I’d been in touch sporadically with our friends Meg and Sandy on Kennebec, and we hoped to cross wakes as they headed south and we continued north. I messaged Meg in the morning and it turned out that they were going spend the night in Pulpit Harbor, so we changed plans to meet them there instead of going straight to Castine.

The sail to Pulpit Harbor was wonderful. The breeze was light, and we didn’t expect to be able to sail for long, but since we had plenty of time, we chose to see how far we could make it. With flat seas, we averaged 5-6kts and we didn’t turn on the engine until we were ready to lower sails outside the harbor. It was one of those perfect late season sails that makes you that much more melancholy that your time on the water is drawing to a close. It reminded me of all the things I love about sailing and I didn’t want it to end.
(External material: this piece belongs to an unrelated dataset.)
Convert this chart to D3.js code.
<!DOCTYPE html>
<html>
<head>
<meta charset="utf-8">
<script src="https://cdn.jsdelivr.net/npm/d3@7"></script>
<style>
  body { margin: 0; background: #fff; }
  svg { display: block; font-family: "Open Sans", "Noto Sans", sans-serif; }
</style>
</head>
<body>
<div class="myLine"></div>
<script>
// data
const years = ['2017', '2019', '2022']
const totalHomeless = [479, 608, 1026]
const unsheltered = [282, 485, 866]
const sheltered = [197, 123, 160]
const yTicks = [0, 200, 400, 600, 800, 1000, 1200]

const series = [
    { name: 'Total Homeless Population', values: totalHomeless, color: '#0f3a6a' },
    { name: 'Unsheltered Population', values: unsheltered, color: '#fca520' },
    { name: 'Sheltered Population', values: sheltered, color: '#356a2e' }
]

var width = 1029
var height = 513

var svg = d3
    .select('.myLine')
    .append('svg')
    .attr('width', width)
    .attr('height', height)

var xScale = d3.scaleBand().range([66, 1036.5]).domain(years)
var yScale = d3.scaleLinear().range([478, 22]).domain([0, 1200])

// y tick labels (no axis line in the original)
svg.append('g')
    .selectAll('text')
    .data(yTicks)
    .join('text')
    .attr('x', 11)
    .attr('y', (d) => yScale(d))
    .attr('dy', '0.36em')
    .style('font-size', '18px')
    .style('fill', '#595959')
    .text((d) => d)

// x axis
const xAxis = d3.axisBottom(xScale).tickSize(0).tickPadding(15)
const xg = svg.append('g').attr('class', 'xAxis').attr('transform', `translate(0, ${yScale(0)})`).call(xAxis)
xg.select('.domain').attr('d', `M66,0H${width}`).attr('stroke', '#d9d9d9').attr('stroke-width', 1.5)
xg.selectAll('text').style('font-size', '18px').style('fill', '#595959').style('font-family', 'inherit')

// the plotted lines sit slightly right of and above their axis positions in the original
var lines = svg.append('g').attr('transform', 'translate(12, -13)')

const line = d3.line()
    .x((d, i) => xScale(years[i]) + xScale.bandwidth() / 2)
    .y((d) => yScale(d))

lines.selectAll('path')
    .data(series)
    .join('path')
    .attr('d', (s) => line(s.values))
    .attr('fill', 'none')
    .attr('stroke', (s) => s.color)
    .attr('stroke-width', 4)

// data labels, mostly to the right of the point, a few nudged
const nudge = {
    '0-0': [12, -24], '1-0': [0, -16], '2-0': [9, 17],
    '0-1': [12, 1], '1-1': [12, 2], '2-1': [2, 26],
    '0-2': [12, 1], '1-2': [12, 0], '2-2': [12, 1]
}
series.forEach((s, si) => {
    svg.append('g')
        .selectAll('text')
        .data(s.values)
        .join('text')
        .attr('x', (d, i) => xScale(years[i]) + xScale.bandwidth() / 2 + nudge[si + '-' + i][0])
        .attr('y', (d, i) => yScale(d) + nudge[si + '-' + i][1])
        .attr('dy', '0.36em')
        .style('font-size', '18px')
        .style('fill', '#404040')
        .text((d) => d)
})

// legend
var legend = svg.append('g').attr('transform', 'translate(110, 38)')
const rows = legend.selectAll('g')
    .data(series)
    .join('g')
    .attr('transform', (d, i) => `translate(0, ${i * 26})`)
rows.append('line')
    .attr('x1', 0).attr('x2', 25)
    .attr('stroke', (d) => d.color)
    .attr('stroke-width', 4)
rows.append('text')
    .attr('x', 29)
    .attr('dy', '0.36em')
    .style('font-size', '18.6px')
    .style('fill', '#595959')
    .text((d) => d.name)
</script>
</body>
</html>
Unlike last season when we came in to hide from a tropical storm, Pulpit Harbor was nearly empty. There were only one or two other boats anchored aside from our friends on Kennebec. Meg hadn’t seen my last message saying that we were coming, so they were surprised to see us drop anchor nearby.

We agreed to meet up on Windara later that evening and offered to make food if they brought drinks since our beverage selection was looking pretty grim. We had crackers and cheese, homemade pizza, and apple turnovers while we caught up on each others’ seasons. We were even treated to a visit from a pair of bald eagles and a beautiful sunset to finish out the evening – I’m so glad timing worked out the way it did!
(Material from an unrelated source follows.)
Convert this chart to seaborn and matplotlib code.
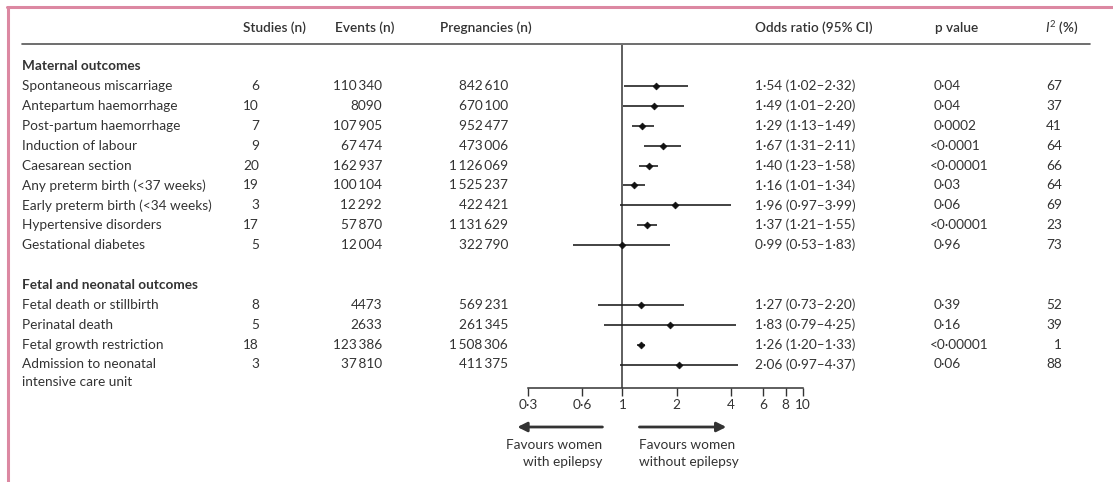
import matplotlib
matplotlib.use('AGG')
import matplotlib.pyplot as plt
from matplotlib.transforms import blended_transform_factory
from matplotlib.ticker import NullLocator
from matplotlib.lines import Line2D
import seaborn as sns
from pandas import DataFrame

# data
maternal = ['Spontaneous miscarriage', 'Antepartum haemorrhage', 'Post-partum haemorrhage',
            'Induction of labour', 'Caesarean section', 'Any preterm birth (<37 weeks)',
            'Early preterm birth (<34 weeks)', 'Hypertensive disorders', 'Gestational diabetes']
fetal = ['Fetal death or stillbirth', 'Perinatal death', 'Fetal growth restriction',
         'Admission to neonatal\nintensive care unit']
studies = [6, 10, 7, 9, 20, 19, 3, 17, 5, 8, 5, 18, 3]
events = [110340, 8090, 107905, 67474, 162937, 100104, 12292, 57870, 12004, 4473, 2633, 123386, 37810]
pregnancies = [842610, 670100, 952477, 473006, 1126069, 1525237, 422421, 1131629, 322790,
               569231, 261345, 1508306, 411375]
odds = [1.54, 1.49, 1.29, 1.67, 1.40, 1.16, 1.96, 1.37, 0.99, 1.27, 1.83, 1.26, 2.06]
ci_low = [1.02, 1.01, 1.13, 1.31, 1.23, 1.01, 0.97, 1.21, 0.53, 0.73, 0.79, 1.20, 0.97]
ci_high = [2.32, 2.20, 1.49, 2.11, 1.58, 1.34, 3.99, 1.55, 1.83, 2.20, 4.25, 1.33, 4.37]
p_values = ['0.04', '0.04', '0.0002', '<0.0001', '<0.00001', '0.03', '0.06', '<0.00001', '0.96',
            '0.39', '0.16', '<0.00001', '0.06']
i2 = [67, 37, 41, 64, 66, 64, 69, 23, 73, 52, 39, 1, 88]
ticks = [0.3, 0.6, 1, 2, 4, 6, 8, 10]

sns.set_theme(style='white')
plt.rcParams['font.family'] = ['Lato', 'DejaVu Sans']
plt.rcParams['mathtext.fontset'] = 'custom'
plt.rcParams['mathtext.it'] = 'Lato:italic'
plt.rcParams['mathtext.rm'] = 'Lato'

W, H = 1113, 482
ROW = 19.9
def ry(px):
    return (px - 66) / ROW

TXT = '#333333'
FS = 9.8

# row index: heading 0, maternal 1..9, blank, heading 11, fetal 12..
rows = list(range(1, 1 + len(maternal))) + list(range(12, 12 + len(fetal)))
datos = DataFrame({'outcome': maternal + fetal, 'row': rows, 'OR': odds,
                   'low': ci_low, 'high': ci_high})

fig = plt.figure(figsize=(W / 100, H / 100), dpi=100)
ax = fig.add_axes([528 / W, 0, 275 / W, 1])
ax.patch.set_visible(False)
ax.set_xscale('log')
ax.set_xlim(0.3, 10)
ax.set_ylim(ry(H), ry(0))

ax.hlines(datos['row'], datos['low'], datos['high'], color='#222222', lw=1.2, zorder=2)
sns.scatterplot(data=datos, x='OR', y='row', marker='D', s=12, color='#111111',
                edgecolor='#111111', linewidth=0.5, ax=ax, zorder=3, legend=False)
ax.vlines(1, ry(45), ry(388), color='#333333', lw=1.1, zorder=1)

for s in ['left', 'right', 'top']:
    ax.spines[s].set_visible(False)
ax.spines['bottom'].set_position(('data', ry(388)))
ax.spines['bottom'].set_bounds(0.3, 10)
ax.spines['bottom'].set_color('#333333')
ax.spines['bottom'].set_linewidth(1.1)
ax.set_xticks(ticks)
ax.set_xticklabels([str(t).replace('.', '·') for t in ticks])
ax.xaxis.set_minor_locator(NullLocator())
ax.tick_params(axis='x', direction='out', length=6, width=1.0, color='#333333',
               pad=2, labelsize=FS, labelcolor=TXT, bottom=True)
ax.set_yticks([])
ax.set_xlabel('')
ax.set_ylabel('')

tr = blended_transform_factory(fig.transFigure, ax.transData)
def put(xpx, y, s, ha='left', **kw):
    ax.text(xpx / W, y, s, ha=ha, va='center', transform=tr, fontsize=FS,
            color=TXT, clip_on=False, **kw)

def num(n):
    return f'{n:,}'.replace(',', '\u2009') if n >= 10000 else str(n)

def dot(v):
    return f'{v:.2f}'.replace('.', '·')

# header
hy = ry(28)
put(243, hy, 'Studies (n)', weight='semibold')
put(335, hy, 'Events (n)', weight='semibold')
put(440, hy, 'Pregnancies (n)', weight='semibold')
put(755, hy, 'Odds ratio (95% CI)', weight='semibold')
put(935, hy, 'p value', weight='semibold')
put(1045, hy, r'$I^2$ (%)', weight='semibold')
ax.add_line(Line2D([22 / W, 1090 / W], [ry(44), ry(44)], transform=tr, color='#555555',
                   lw=1.2, clip_on=False))

put(22, 0, 'Maternal outcomes', weight='bold')
put(22, 11, 'Fetal and neonatal outcomes', weight='bold')

for i, r in enumerate(rows):
    lines = datos['outcome'][i].split('\n')
    for k, line in enumerate(lines):
        put(22, r + k * 0.9, line)
    put(259, r, str(studies[i]), ha='right')
    put(382, r, num(events[i]), ha='right')
    put(508, r, num(pregnancies[i]), ha='right')
    put(755, r, f'{dot(odds[i])} ({dot(ci_low[i])}–{dot(ci_high[i])})')
    pv = p_values[i].replace('.', '·')
    put(930 if pv.startswith('<') else 934, r, pv)
    put(1062, r, str(i2[i]), ha='right')

# favours arrows
ay = ry(427)
ax.annotate('', xy=(0.262, ay), xytext=(0.775, ay), annotation_clip=False,
            arrowprops=dict(arrowstyle='-|>', lw=2, color='#333333', mutation_scale=14,
                            shrinkA=0, shrinkB=0))
ax.annotate('', xy=(3.76, ay), xytext=(1.242, ay), annotation_clip=False,
            arrowprops=dict(arrowstyle='-|>', lw=2, color='#333333', mutation_scale=14,
                            shrinkA=0, shrinkB=0))
ax.text(0.775, ry(439), 'Favours women\nwith epilepsy', ha='right', va='top',
        multialignment='right', fontsize=FS, color=TXT, linespacing=1.5, clip_on=False)
ax.text(1.242, ry(439), 'Favours women\nwithout epilepsy', ha='left', va='top',
        multialignment='left', fontsize=FS, color=TXT, linespacing=1.5, clip_on=False)

# page frame
pink = '#dc88a2'
fig.add_artist(Line2D([7 / W, 1], [1 - 7 / H, 1 - 7 / H], color=pink, lw=2.2))
fig.add_artist(Line2D([8 / W, 8 / W], [0, 1 - 7 / H], color=pink, lw=2.2))

plt.savefig('out.png', dpi=100)
plt.close()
Before work on Monday, we hiked the Mill Stream trail, soaking up the smell of the forest and enjoying the warm morning light filtering through the trees. Dew covered the field at the midway point of the trail, making each blade of grass appear as if it were encrusted in diamonds. A light breeze was just beginning to ruffle the water as we returned to Windara.
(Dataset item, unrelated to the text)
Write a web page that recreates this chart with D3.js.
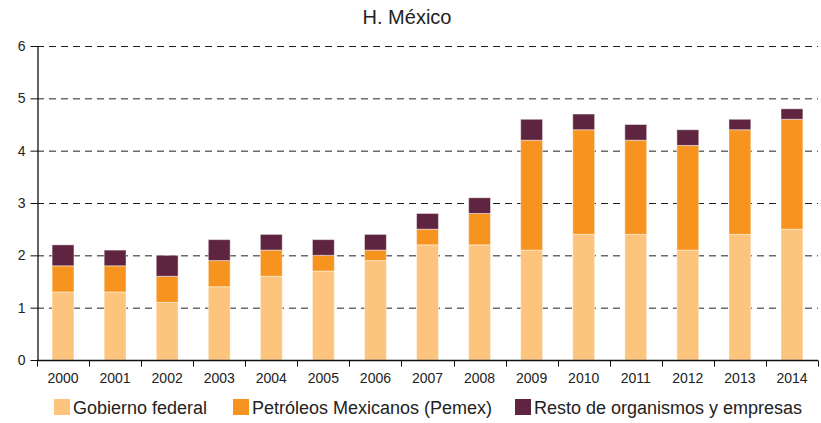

The schooner Mary Day shared the anchorage with us overnight, and I got some great photos as she passed right off our bow on her departure. Not long after, Kennebec headed out to get hauled out for the season, leaving us alone in the quiet harbor.

After work, we took Williwaw for a row around the harbor to enjoy the quiet. A curious young seal accompanied us, surfacing just behind the dinghy every few minutes to stare at us before disappearing back underwater. Just before sunset, the sun broke free of the clouds, bathing everything in a rich golden hour light that comes far too early these days. Later, we watched the Ravens/Lions game and enjoyed a hot cup of tea, much needed on these chilly nights.

Yesterday morning was forecast to be foggy, and we hoped to avoid a repeat performance of our trip to Castine earlier this season. We hauled anchor at first light in order to make it in before work and before the fog filled in. Fortunately the fog remained light, but we saw thicker patches in our wake as we motored past the islands, up to Eggemoggin Reach and into our final anchorage for the season.